La tradition déconseille toute plantation avant la mi-mai. En ce printemps 2021, les météorologues et les horticulteurs lui donnent toujours raison.
Pauvres Mamert, Pancrace et autres Servais : non contents d’être devenus surannés, leurs prénoms ont été éjectés du calendrier, relégués au rang de « saints locaux », au profit d’Estelle, Achille et Rolande.
Ils restent toutefois bien présents, en tout cas sous leur nom générique de « Saints de glace », dans la tradition des jardiniers, qui déconseille toute plantation avant la fin de la période de trois jours qui court du 11 au 13 mai (1).
Comme souvent, mais pas toujours, la tradition populaire est corroborée par les données scientifiques. « Ces dates correspondent à une possibilité de gelées tardives, confirme Luc Bonnet, de Météo France Poitiers. Le record pour un mois de mai dans la Vienne remonte au 1er mai 1947, avec un moins 2,7 °C. Le dicton des Saints de glace est donc relativement pertinent, même si les gelées sont loin d’être systématiques. »
Après la modernisation du calendrier, la pérennité des Saints de glace est-elle menacée par le réchauffement climatique ? Luc Bonnet n’en croit rien : « Le réchauffement global n’empêche pas les épisodes de froid. Le conseil reste toujours valable. »
Associer fleurs et légumes pour attirer les insectes pollinisateurs
Côté jardiniers, en tout cas, on n’est pas près de renoncer à ce bon vieux repère météorologique. Restaurateur à l’Auberge de la Cour d’Hénon, à Cissé, Hubert Varvoux est aussi un éminent jardinier : quand son établissement est ouvert, ce qui ne saurait tarder, il se fait un plaisir de servir à ses clients les produits entre autres de ses trois jardins.
« Il faut respecter les saisons », plaide le jardinier-cuisinier de Cissé qui garde ses plants sous abri jusqu’à la mi-mai. « Essayer de gagner du temps n’est pas la bonne solution. La nature, on n’arrive jamais à la domestiquer », estime-t-il.
Ses conseils, notamment pour les « frileuses » (tomates, mais aussi aubergines, piments, poivrons et les cucurbitacées) : lorsqu’on achète ses plants, ne pas se précipiter forcément sur les plus grands, qui auront souvent plus de mal à s’installer en pleine terre que des plants plus modestes.
« On peut profiter des quelques jours d’ici la mi-mai pour changer les plants de godets, pour des godets un peu plus grands, dans lesquels leurs racines pourront continuer de s’épanouir avant d’être installés en pleine terre. » Gare au soleil matinal Il faut conserver les plants dans un endroit bien éclairé. Si on en a la patience, on peut dès qu’il fait un peu plus chaud, les sortir pour les rentrer au soir.

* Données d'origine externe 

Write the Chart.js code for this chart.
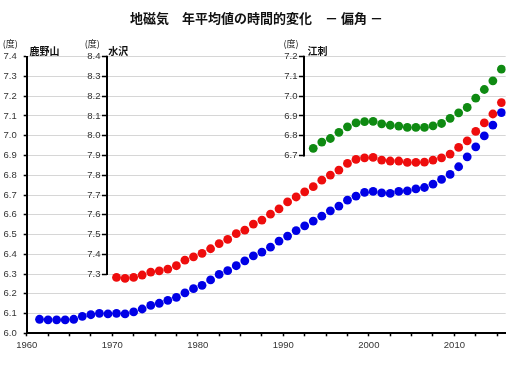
<!DOCTYPE html>
<html>
<head>
<meta charset="utf-8">
<script src="https://cdn.jsdelivr.net/npm/chart.js@4"></script>
<style>
html,body{margin:0;padding:0;background:#fff;}
canvas{display:block;}
</style>
</head>
<body>
<canvas id="c" width="518" height="374"></canvas>
<script>
// ---- data ----
const titleText = '地磁気　年平均値の時間的変化　－ 偏角 －';
const unitLabel = '(度)';
const stationNames = ['鹿野山', '水沢', '江刺'];

const kanozanStart = 1961;
const kanozan = [6.071,6.068,6.068,6.068,6.071,6.086,6.094,6.101,6.098,6.101,
  6.098,6.108,6.123,6.141,6.152,6.167,6.182,6.205,6.226,6.243,
  6.270,6.298,6.317,6.342,6.367,6.392,6.411,6.436,6.467,6.492,
  6.520,6.544,6.568,6.593,6.620,6.644,6.674,6.694,6.713,6.718,
  6.711,6.708,6.718,6.721,6.731,6.738,6.755,6.779,6.804,6.843,
  6.893,6.944,6.999,7.054,7.117];

const mizusawaStart = 1970;
const mizusawa = [7.283,7.278,7.283,7.295,7.310,7.316,7.325,7.342,7.370,7.387,
  7.405,7.428,7.454,7.475,7.504,7.522,7.553,7.573,7.603,7.630,
  7.665,7.690,7.716,7.742,7.775,7.801,7.826,7.860,7.880,7.888,
  7.890,7.877,7.872,7.872,7.865,7.865,7.866,7.877,7.888,7.907,
  7.941,7.974,8.022,8.065,8.110,8.168];

const esashiStart = 1993;
const esashi = [6.736,6.768,6.786,6.817,6.845,6.865,6.871,6.873,6.860,6.853,
  6.849,6.842,6.842,6.842,6.850,6.862,6.888,6.916,6.943,6.990,
  7.034,7.078,7.137];

const xTicks = [1960,1962.5,1965,1967.5,1970,1972.5,1975,1977.5,1980,1982.5,1985,1987.5,
  1990,1992.5,1995,1997.5,2000,2002.5,2005,2007.5,2010,2012.5,2015];
const xLabels = [1960,1970,1980,1990,2000,2010];
const kanozanTicks = [6.0,6.1,6.2,6.3,6.4,6.5,6.6,6.7,6.8,6.9,7.0,7.1,7.2,7.3,7.4];
const mizusawaTicks = [7.3,7.4,7.5,7.6,7.7,7.8,7.9,8.0,8.1,8.2,8.3,8.4];
const esashiTicks = [6.7,6.8,6.9,7.0,7.1,7.2];

// ---- helpers ----
function toPoints(start, vals){ return vals.map((v,i)=>({x:start+i+0.5, y:v})); }
const fontFamily = "'Liberation Sans Narrow','Arial Narrow','Liberation Sans',Arial,sans-serif";
const tickFont = {family:fontFamily, size:9.5};
const tickColor = '#333';
const axisPos = {y2: 1969.33, y3: 1992.4};

const sideAxisPlugin = {
  id:'sideAxis',
  afterDraw(chart){
    const ctx = chart.ctx, xs = chart.scales.x;
    const defs = [
      {id:'y', xv:1960, min:7.4, max:6.0, name:stationNames[0], unitRight:-9.2, nameOff:2.6},
      {id:'y2', xv:axisPos.y2, min:8.4, max:7.3, name:stationNames[1], unitRight:-7.2, nameOff:1.2},
      {id:'y3', xv:axisPos.y3, min:7.2, max:6.7, name:stationNames[2], unitRight:-5.5, nameOff:3.5}
    ];
    ctx.save();
    defs.forEach(d=>{
      const s = chart.scales[d.id];
      const px = Math.round(xs.getPixelForValue(d.xv));
      const yTop = s.getPixelForValue(d.min);
      const yBot = s.getPixelForValue(d.max);
      if(d.id!=='y'){
        ctx.strokeStyle='#000'; ctx.lineWidth=2;
        ctx.beginPath(); ctx.moveTo(px, yTop-1); ctx.lineTo(px, yBot+1); ctx.stroke();
        // tick labels of the floating axis
        ctx.font = tickFont.size + 'px ' + fontFamily;
        ctx.fillStyle = tickColor;
        ctx.textAlign='right';
        ctx.textBaseline='middle';
        s.ticks.forEach(t=>{
          ctx.fillText(Number(t.value).toFixed(1), px - 6.5, s.getPixelForValue(t.value));
        });
      }
      ctx.fillStyle='#222';
      ctx.textBaseline='middle';
      ctx.font="9px 'Noto Sans CJK JP', sans-serif";
      ctx.textAlign='right';
      ctx.fillText(unitLabel, px + d.unitRight, yTop - 13.5);
      ctx.font="bold 10px 'Noto Sans CJK JP', sans-serif";
      ctx.textAlign='left';
      ctx.fillStyle='#111';
      ctx.fillText(d.name, px + d.nameOff, yTop - 5.5);
    });
    ctx.restore();
  }
};

function sideScale(min, max, ticks, xv){
  return {
    type:'linear', axis:'y', min:min, max:max,
    position:{x:xv},
    afterBuildTicks(scale){ scale.ticks = ticks.map(v=>({value:v})); },
    grid:{drawOnChartArea:false, drawTicks:true, tickLength:5, tickColor:'#000', tickWidth:1.5},
    border:{display:false},
    ticks:{display:false}
  };
}

new Chart(document.getElementById('c'), {
  type:'scatter',
  data:{
    datasets:[
      {label:stationNames[2], data:toPoints(esashiStart, esashi), yAxisID:'y3',
       pointRadius:4.4, pointBackgroundColor:'#0f8a12', pointBorderWidth:0, showLine:false},
      {label:stationNames[1], data:toPoints(mizusawaStart, mizusawa), yAxisID:'y2',
       pointRadius:4.4, pointBackgroundColor:'#ee0d0d', pointBorderWidth:0, showLine:false},
      {label:stationNames[0], data:toPoints(kanozanStart, kanozan), yAxisID:'y',
       pointRadius:4.4, pointBackgroundColor:'#0000e6', pointBorderWidth:0, showLine:false}
    ]
  },
  options:{
    responsive:false, animation:false, events:[],
    layout:{padding:{left:0, right:5, top:0, bottom:0}},
    plugins:{
      legend:{display:false}, tooltip:{enabled:false},
      title:{display:true, text:titleText, color:'#111',
        font:{family:"'Noto Sans CJK JP', sans-serif", size:13, weight:'bold'},
        padding:{top:10.2, bottom:30.9}}
    },
    scales:{
      x:{type:'linear', min:1960, max:2016, position:'bottom',
        afterBuildTicks(scale){ scale.ticks = xTicks.map(v=>({value:v})); },
        afterFit(scale){ scale.height = 40.7; },
        grid:{drawOnChartArea:false, drawTicks:true, tickLength:3, tickColor:'#000', tickWidth:1.5},
        border:{display:true, color:'#000', width:2},
        ticks:{font:tickFont, color:tickColor, padding:3, autoSkip:false, maxRotation:0,
          callback:v=> xLabels.includes(v) ? String(v) : ''}
      },
      y:{type:'linear', min:6.0, max:7.4, position:'left',
        afterBuildTicks(scale){ scale.ticks = kanozanTicks.map(v=>({value:v})); },
        afterFit(scale){ scale.width = 26.7; },
        grid:{color:'#d6d6d6', lineWidth:1, drawTicks:true, tickLength:3, tickColor:'#000', tickWidth:1.5},
        border:{display:true, color:'#000', width:2},
        ticks:{font:tickFont, color:tickColor, padding:7, callback:v=>Number(v).toFixed(1)}
      },
      y2: sideScale(7.0, 8.4, mizusawaTicks, axisPos.y2),
      y3: sideScale(5.8, 7.2, esashiTicks, axisPos.y3),
      // empty right-hand margin scale (keeps plot area right edge while centring title on page)
      yMargin:{type:'linear', axis:'y', position:'right', min:6.0, max:7.4,
        grid:{display:false}, border:{display:false}, ticks:{display:false},
        afterFit(scale){ scale.width = 7.3; }}
    }
  },
  plugins:[sideAxisPlugin]
});
</script>
</body>
</html>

Dans son jardin de Champigny, Hubert Varvoux a pris le pari de plants stockés en extérieur mais orientés plein ouest, à l’abri du vent du nord mais aussi du soleil matinal qui grille les bourgeons. Si tout se passe bien, ces plants seront plus robustes mais leur production un peu plus tardive, ce qui peut avoir ses avantages.

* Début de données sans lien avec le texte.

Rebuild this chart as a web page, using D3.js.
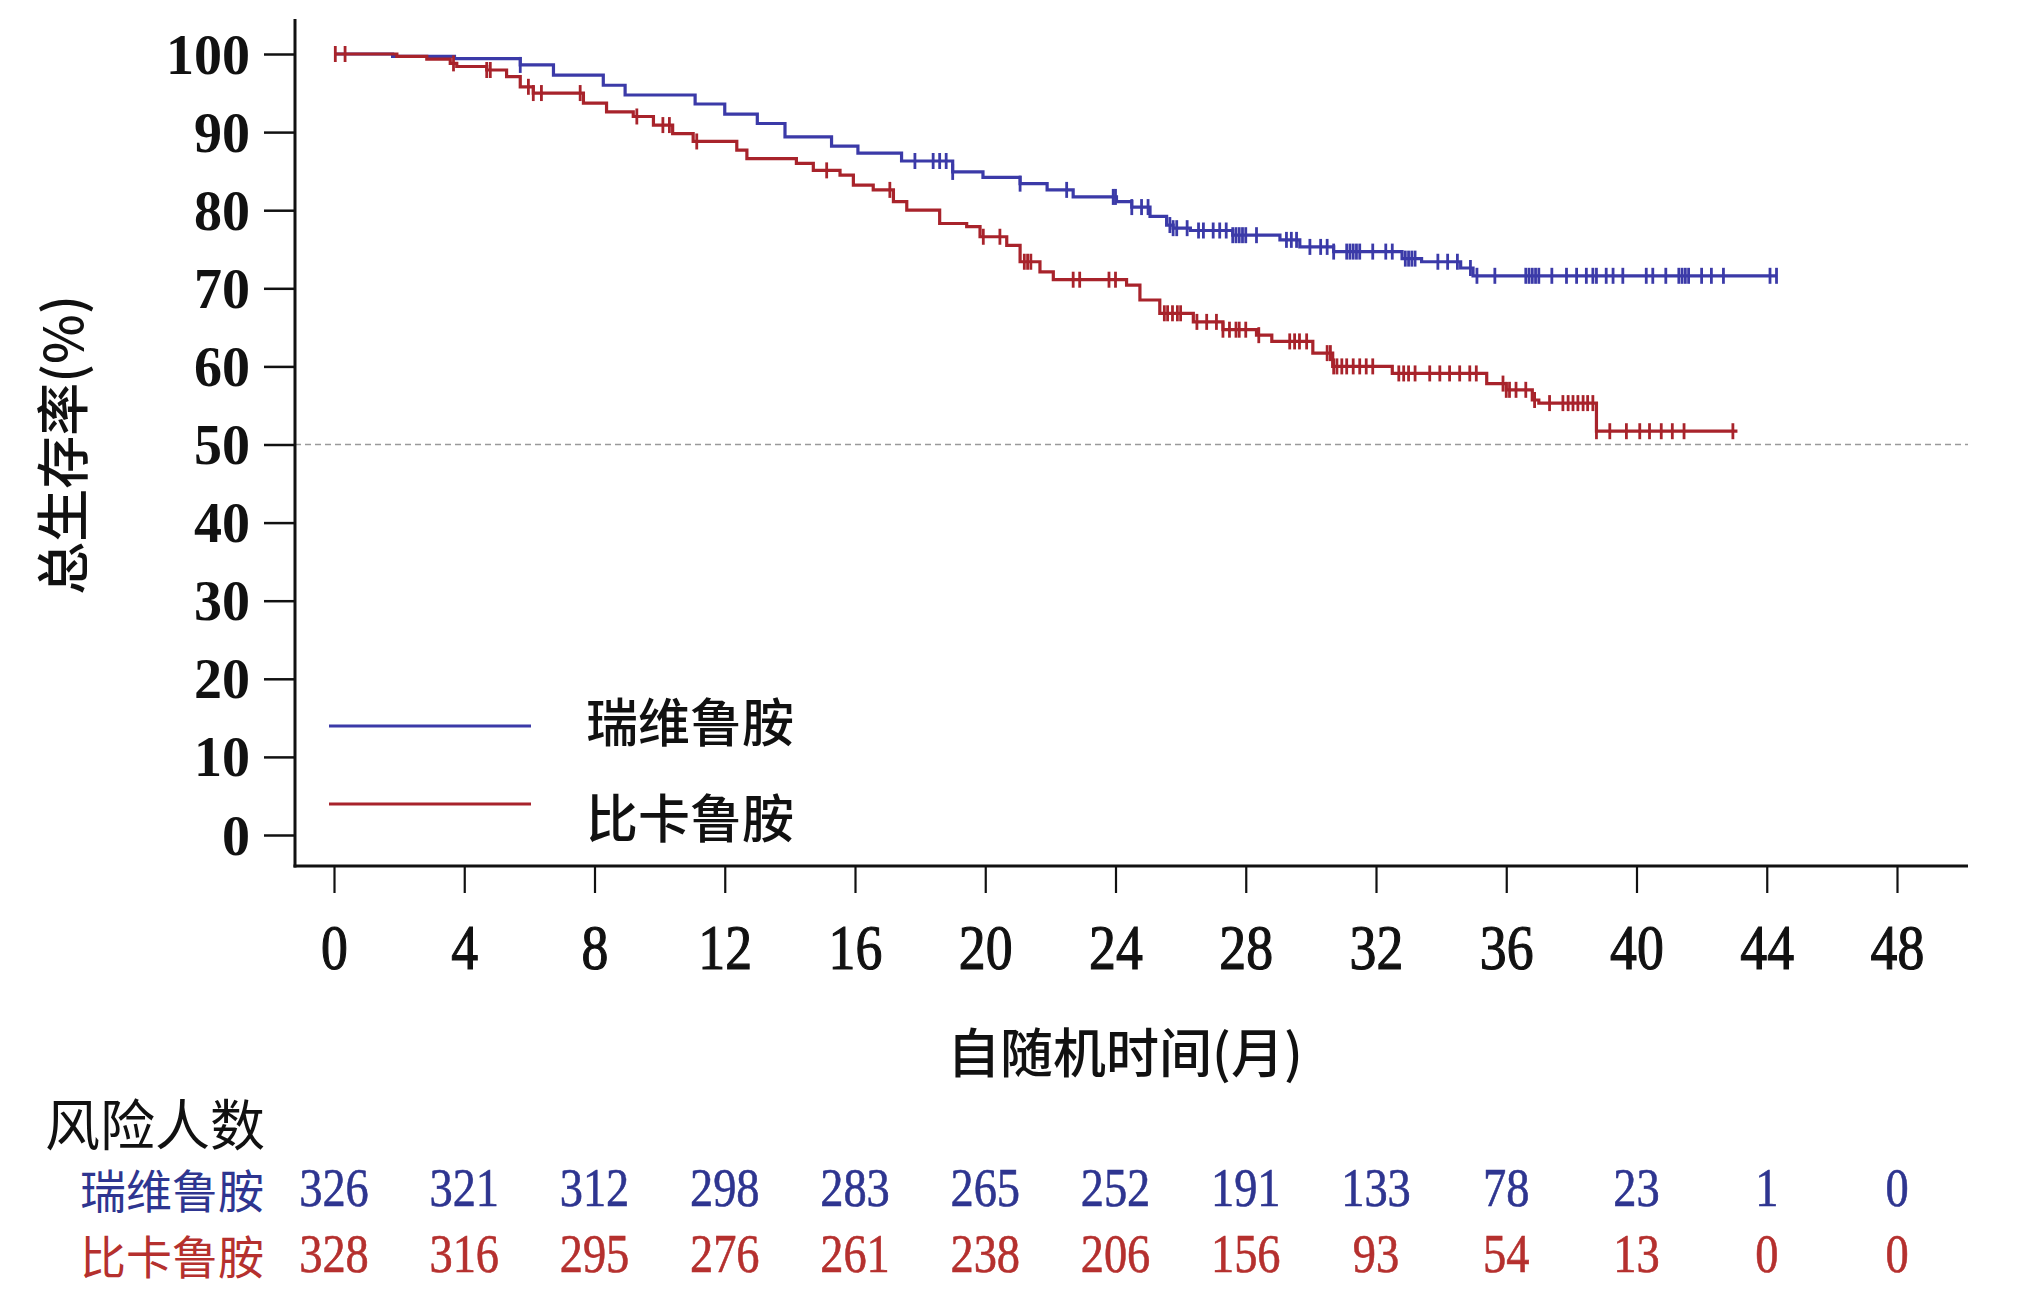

Une fois les plants en terre, on peut, conseille notre jardinier, se prémunir contre les petites gelées de fin mai en paillant la terre autour du plant ou en protégeant les tiges à l’aide de deux tuiles appuyées l’une sur l’autre, qui laissent passer l’air et la lumière tout en coupant le vent. Marier fleurs et légumes Voilà, il ne vous restera plus alors qu’à regarder grossir vos tomates et vos aubergines. Dans la foulée de leur plantation, vous pourrez vous mettre à semer les premiers haricots : « C’est une plante qui n’aime pas le froid, rappelle Hubert Varvoux. Moi j’attends après la mi-mai une journée où il fait bien chaud. » (2)
Dernier conseil du jardinier de Cissé : n’hésitez pas à faire cohabiter vos légumes avec des fleurs, qui attireront les insectes pollinisateurs. Vous joindrez ainsi l’utile à l’agréable.
(1) Certaines provinces particulièrement exposées aux froids printaniers associent aux Saints de glace d’autres saints, plus tardifs, notamment saint Urbain, dont la fête tombe le 25 mai.
(2) Hubert Varvoux est également un grand adepte des calendriers lunaires (en vente dans toutes les bonnes jardineries) pour décider par-delà la météo du meilleur jour pour semer ou planter.